+++ Stored data
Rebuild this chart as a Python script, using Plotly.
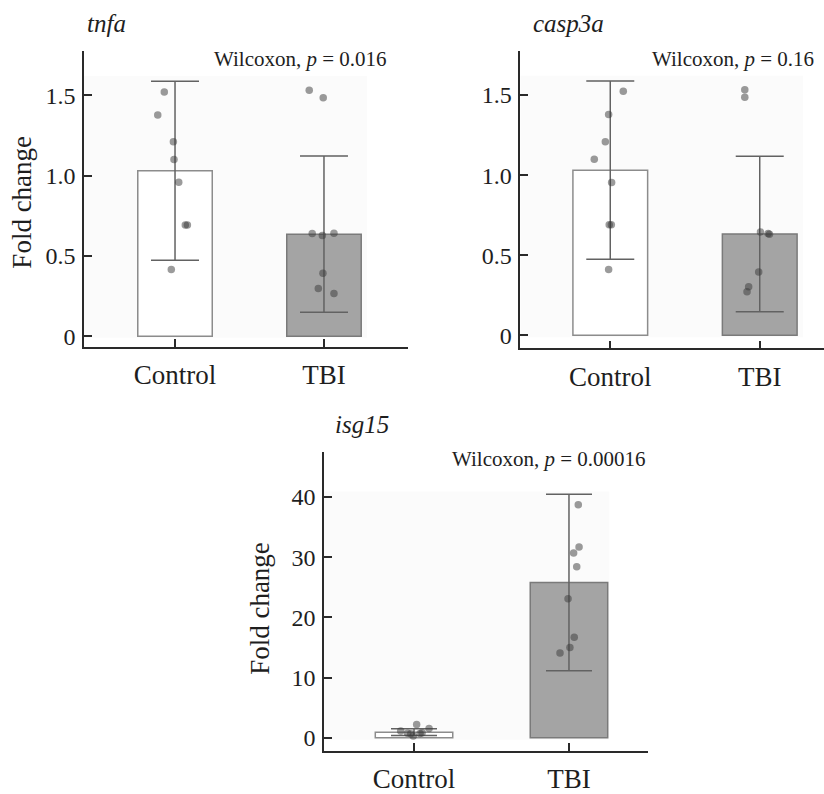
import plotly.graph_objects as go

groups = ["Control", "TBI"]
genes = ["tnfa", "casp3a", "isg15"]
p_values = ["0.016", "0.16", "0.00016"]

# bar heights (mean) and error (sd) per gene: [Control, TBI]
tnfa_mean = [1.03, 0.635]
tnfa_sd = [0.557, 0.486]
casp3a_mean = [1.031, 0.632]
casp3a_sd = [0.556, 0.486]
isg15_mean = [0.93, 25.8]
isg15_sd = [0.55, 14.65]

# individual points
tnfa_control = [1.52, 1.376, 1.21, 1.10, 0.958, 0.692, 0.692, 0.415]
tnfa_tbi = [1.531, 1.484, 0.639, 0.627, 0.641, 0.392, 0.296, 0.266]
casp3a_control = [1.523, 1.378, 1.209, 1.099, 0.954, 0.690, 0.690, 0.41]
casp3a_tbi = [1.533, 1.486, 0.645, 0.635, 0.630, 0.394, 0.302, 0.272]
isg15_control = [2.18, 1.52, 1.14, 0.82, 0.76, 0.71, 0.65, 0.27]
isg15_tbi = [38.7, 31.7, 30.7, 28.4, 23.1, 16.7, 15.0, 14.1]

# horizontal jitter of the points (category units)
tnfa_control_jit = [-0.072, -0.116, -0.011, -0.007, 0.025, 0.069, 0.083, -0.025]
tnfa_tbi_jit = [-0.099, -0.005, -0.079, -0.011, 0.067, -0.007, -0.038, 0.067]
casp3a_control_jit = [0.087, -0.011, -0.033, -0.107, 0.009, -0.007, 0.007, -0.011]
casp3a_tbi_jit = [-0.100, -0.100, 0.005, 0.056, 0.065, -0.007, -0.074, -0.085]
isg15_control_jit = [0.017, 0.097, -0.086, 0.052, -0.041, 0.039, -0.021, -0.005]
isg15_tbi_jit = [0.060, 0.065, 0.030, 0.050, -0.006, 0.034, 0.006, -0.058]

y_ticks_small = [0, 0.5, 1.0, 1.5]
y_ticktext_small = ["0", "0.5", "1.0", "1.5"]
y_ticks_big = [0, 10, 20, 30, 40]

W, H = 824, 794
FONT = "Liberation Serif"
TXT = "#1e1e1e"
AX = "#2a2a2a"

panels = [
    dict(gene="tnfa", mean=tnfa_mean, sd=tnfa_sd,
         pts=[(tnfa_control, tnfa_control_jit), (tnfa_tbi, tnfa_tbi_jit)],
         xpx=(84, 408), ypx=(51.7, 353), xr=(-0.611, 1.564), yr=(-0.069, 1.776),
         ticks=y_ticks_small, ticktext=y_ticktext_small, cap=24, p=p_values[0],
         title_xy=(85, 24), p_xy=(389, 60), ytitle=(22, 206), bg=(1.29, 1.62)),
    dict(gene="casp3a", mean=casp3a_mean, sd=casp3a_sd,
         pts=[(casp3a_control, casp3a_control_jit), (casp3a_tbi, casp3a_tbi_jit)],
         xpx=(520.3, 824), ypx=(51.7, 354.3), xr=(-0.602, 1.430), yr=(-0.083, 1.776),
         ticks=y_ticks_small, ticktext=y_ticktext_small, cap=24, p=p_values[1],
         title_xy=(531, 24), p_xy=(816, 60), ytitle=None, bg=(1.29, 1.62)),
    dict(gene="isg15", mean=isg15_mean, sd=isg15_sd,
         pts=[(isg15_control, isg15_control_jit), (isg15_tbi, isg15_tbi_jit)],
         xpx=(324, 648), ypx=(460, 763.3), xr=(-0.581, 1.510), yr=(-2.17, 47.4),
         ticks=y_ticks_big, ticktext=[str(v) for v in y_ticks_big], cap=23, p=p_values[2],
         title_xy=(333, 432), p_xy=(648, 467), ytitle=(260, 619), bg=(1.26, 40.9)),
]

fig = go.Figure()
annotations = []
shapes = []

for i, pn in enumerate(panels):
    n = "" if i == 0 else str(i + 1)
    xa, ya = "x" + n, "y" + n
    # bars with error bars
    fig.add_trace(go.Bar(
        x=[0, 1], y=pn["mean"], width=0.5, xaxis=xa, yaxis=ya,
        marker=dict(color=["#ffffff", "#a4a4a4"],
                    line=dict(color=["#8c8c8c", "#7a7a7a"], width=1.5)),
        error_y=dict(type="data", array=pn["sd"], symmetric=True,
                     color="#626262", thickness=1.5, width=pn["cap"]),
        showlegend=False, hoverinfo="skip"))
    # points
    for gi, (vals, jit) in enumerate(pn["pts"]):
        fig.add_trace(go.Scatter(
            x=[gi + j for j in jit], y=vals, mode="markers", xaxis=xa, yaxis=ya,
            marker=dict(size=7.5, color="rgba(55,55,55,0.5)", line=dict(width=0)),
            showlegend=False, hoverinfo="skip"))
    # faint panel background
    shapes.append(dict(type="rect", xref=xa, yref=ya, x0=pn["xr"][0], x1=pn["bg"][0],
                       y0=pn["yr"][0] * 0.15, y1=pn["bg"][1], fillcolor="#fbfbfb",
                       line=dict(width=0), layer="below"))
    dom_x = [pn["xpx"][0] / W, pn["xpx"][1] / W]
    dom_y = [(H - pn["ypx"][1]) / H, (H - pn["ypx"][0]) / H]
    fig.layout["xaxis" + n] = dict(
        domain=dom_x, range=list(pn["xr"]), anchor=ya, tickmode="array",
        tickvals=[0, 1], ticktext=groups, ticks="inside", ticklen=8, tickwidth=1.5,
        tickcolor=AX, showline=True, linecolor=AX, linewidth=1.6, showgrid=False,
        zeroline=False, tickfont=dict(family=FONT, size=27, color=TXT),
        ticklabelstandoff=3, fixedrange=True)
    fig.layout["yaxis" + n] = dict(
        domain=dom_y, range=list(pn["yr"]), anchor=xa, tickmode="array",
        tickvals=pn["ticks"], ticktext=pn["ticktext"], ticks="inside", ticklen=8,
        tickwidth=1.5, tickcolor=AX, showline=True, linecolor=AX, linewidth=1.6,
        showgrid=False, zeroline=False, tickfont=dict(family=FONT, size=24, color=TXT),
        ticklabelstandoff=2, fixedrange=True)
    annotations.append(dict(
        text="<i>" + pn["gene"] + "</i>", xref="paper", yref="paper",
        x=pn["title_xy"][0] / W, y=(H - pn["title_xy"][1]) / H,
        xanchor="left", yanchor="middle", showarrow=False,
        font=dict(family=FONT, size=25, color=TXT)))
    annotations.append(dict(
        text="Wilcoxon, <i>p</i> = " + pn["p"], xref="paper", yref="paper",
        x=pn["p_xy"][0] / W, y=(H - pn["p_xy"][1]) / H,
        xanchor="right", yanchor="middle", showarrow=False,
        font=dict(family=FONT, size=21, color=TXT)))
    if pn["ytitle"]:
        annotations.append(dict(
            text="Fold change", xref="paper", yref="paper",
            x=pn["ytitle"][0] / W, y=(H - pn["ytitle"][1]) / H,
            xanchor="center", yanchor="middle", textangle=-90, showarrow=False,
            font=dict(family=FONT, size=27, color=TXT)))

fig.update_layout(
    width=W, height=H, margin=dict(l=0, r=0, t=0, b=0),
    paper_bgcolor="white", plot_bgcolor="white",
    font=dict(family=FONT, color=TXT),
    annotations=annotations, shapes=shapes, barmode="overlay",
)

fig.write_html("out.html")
++++++
● **Task objective**:
Please restate the material above line by line, exactly, beginning at its first line and ending with the line that contains "isg15_sd = [0.55, 14.65]", without any pictures.

● **Final result**:
Rebuild this chart as a Python script, using Plotly.
import plotly.graph_objects as go

groups = ["Control", "TBI"]
genes = ["tnfa", "casp3a", "isg15"]
p_values = ["0.016", "0.16", "0.00016"]

# bar heights (mean) and error (sd) per gene: [Control, TBI]
tnfa_mean = [1.03, 0.635]
tnfa_sd = [0.557, 0.486]
casp3a_mean = [1.031, 0.632]
casp3a_sd = [0.556, 0.486]
isg15_mean = [0.93, 25.8]
isg15_sd = [0.55, 14.65]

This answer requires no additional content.